Charmian Clift was born in the coastal town of Kiama, New South Wales, on 31 August 1923. After serving as a lieutenant in the Australian Army, she joined the staff of the Melbourne Argus newspaper, and in 1947 married fellow-journalist George Johnston. The next year, the couple’s collaborative novel High Valley won the Sydney Morning Herald prize.
Fleeing the political claustrophobia of Australia under the Menzies government, in 1952 Charmian and George headed to London. Two years later, they escaped even further, to the Greek islands, where over the next decade they raised three children and created a legend. During this period, Clift wrote the memoirs, Mermaid Singing and Peel Me A Lotus, and her two novels, Honour’s Mimic and Walk to the Paradise Gardens.

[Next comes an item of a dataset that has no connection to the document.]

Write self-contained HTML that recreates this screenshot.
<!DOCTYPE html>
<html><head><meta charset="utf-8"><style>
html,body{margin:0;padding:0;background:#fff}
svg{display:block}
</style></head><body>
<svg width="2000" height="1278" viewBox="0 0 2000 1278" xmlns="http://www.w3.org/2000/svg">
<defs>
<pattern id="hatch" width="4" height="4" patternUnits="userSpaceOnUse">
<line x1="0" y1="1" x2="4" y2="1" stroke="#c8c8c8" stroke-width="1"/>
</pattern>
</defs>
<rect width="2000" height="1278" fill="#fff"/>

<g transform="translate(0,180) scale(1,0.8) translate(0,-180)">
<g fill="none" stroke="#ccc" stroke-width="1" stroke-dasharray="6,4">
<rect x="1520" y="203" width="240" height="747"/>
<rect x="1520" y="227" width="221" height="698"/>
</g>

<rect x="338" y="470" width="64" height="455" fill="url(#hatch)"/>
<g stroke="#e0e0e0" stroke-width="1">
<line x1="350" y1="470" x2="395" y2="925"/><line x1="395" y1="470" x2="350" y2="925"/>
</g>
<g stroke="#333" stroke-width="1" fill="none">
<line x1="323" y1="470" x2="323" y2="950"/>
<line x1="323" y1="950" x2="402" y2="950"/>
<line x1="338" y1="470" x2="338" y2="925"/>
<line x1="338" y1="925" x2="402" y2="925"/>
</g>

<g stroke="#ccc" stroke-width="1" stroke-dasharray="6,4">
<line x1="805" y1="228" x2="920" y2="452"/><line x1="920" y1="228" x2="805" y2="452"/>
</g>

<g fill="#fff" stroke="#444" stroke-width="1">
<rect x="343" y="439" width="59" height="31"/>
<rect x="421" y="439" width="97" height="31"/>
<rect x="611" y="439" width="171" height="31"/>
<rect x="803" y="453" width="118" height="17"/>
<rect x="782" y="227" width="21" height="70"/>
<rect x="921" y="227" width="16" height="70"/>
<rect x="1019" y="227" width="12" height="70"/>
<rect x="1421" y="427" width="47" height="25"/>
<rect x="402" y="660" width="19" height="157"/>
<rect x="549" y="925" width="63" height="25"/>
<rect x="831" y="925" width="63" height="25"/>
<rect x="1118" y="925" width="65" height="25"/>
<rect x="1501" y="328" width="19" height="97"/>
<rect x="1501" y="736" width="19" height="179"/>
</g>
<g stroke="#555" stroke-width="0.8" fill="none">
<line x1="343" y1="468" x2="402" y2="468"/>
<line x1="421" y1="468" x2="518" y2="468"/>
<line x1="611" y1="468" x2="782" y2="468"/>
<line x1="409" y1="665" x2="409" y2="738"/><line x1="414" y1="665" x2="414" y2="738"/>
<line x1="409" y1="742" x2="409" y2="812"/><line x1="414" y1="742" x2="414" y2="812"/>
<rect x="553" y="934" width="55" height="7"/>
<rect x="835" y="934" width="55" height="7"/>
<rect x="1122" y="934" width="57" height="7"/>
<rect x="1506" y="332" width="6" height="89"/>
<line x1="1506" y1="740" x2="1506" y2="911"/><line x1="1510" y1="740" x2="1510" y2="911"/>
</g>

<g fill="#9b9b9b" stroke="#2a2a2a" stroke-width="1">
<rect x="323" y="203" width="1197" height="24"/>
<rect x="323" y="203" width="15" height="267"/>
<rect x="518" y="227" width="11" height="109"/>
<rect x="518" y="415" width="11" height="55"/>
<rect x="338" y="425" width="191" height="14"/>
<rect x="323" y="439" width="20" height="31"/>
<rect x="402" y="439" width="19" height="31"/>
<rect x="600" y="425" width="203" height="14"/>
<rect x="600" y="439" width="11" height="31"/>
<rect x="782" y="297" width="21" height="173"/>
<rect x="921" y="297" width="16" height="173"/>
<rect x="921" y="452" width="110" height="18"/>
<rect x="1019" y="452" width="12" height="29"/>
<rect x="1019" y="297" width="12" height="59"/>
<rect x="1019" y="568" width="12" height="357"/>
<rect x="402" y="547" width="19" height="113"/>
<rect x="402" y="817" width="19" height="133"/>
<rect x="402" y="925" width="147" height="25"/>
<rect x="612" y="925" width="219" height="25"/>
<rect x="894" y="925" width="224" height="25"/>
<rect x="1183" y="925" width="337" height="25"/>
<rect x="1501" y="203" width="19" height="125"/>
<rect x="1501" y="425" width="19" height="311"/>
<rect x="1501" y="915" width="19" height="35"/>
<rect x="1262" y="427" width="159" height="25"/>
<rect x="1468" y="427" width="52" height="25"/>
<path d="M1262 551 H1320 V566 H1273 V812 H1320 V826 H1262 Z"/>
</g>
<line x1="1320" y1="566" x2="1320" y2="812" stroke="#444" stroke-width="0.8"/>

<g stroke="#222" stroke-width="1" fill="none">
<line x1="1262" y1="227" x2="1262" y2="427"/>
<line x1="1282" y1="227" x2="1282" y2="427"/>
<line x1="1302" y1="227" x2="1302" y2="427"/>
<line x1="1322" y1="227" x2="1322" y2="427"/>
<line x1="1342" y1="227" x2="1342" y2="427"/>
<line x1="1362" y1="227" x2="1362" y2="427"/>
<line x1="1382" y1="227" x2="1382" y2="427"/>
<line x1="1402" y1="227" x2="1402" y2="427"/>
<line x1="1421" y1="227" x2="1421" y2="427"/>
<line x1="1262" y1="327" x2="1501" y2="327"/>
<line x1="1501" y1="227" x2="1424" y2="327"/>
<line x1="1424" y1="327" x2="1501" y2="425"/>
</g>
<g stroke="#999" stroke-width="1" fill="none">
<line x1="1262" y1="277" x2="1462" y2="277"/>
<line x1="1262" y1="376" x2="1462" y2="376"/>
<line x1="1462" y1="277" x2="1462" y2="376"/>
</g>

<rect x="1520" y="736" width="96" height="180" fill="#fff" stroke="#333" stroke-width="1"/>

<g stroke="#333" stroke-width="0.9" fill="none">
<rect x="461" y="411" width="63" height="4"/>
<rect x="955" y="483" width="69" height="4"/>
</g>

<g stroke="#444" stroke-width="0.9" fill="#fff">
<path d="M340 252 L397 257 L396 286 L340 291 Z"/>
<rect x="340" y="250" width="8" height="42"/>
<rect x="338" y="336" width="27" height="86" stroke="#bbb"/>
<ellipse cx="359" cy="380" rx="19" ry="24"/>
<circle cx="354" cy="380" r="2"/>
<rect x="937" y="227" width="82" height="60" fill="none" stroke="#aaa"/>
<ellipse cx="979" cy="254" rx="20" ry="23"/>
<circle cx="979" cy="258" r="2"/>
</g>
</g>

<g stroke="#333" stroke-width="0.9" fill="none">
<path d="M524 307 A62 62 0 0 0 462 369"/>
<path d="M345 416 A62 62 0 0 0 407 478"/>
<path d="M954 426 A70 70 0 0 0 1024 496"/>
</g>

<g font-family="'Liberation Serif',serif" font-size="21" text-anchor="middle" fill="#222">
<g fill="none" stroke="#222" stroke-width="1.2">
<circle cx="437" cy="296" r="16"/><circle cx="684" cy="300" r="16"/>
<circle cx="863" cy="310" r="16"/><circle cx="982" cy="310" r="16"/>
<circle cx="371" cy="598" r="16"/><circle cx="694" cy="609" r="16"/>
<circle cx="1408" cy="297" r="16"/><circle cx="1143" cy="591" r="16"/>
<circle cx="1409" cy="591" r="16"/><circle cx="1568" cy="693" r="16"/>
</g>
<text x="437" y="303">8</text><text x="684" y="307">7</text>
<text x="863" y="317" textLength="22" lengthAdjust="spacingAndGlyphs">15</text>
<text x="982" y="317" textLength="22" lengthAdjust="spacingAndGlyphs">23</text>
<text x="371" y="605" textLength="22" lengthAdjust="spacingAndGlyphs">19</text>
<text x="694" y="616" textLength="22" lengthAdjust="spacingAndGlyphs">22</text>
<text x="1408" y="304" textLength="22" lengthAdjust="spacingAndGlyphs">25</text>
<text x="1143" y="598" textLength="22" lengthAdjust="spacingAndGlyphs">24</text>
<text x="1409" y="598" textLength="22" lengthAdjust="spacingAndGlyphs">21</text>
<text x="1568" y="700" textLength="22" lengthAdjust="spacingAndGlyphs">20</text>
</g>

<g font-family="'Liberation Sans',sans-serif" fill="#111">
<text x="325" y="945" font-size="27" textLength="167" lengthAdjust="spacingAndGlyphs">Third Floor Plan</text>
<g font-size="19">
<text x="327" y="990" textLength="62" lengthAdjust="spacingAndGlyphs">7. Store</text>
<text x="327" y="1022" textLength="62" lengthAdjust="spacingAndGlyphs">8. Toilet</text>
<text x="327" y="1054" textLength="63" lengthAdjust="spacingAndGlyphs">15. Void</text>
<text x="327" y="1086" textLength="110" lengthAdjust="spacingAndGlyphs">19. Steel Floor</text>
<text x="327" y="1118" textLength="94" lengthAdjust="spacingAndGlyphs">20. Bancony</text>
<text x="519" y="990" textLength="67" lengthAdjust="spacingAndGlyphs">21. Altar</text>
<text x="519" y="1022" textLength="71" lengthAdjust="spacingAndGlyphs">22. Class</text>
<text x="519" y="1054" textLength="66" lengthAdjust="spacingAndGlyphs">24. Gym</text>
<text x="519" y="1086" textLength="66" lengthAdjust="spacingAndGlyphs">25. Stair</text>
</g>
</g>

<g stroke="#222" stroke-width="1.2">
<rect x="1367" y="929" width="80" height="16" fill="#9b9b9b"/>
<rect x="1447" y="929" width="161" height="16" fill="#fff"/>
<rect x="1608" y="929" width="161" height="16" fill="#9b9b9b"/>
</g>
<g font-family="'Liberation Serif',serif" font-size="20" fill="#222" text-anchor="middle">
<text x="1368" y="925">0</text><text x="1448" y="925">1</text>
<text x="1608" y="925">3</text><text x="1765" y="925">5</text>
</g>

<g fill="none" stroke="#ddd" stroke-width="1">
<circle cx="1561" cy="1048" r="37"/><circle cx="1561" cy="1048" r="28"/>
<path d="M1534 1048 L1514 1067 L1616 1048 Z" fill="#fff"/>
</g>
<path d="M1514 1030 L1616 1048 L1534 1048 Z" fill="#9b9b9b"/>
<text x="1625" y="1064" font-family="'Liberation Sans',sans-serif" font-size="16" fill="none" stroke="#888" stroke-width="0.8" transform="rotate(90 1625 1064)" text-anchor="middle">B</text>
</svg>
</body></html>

After the family returned to Australia in 1964, Charmian Clift began writing a weekly column that appeared in the Women’s Section of the Sydney Morning Herald. In these ‘sneaky little revolutions’, as Clift once called her essays, she supported the rights of women and migrants, called for social justice for Aboriginal and Torres Strait Islander peoples, opposed conscription and the war in Vietnam acknowledged our role in Asia, fought censorship, called for an Australian film industry – and much more.
Although Charmian Clift died in 1969, her message of liberation was so far ahead of her time that her little revolutions continue to win new readers.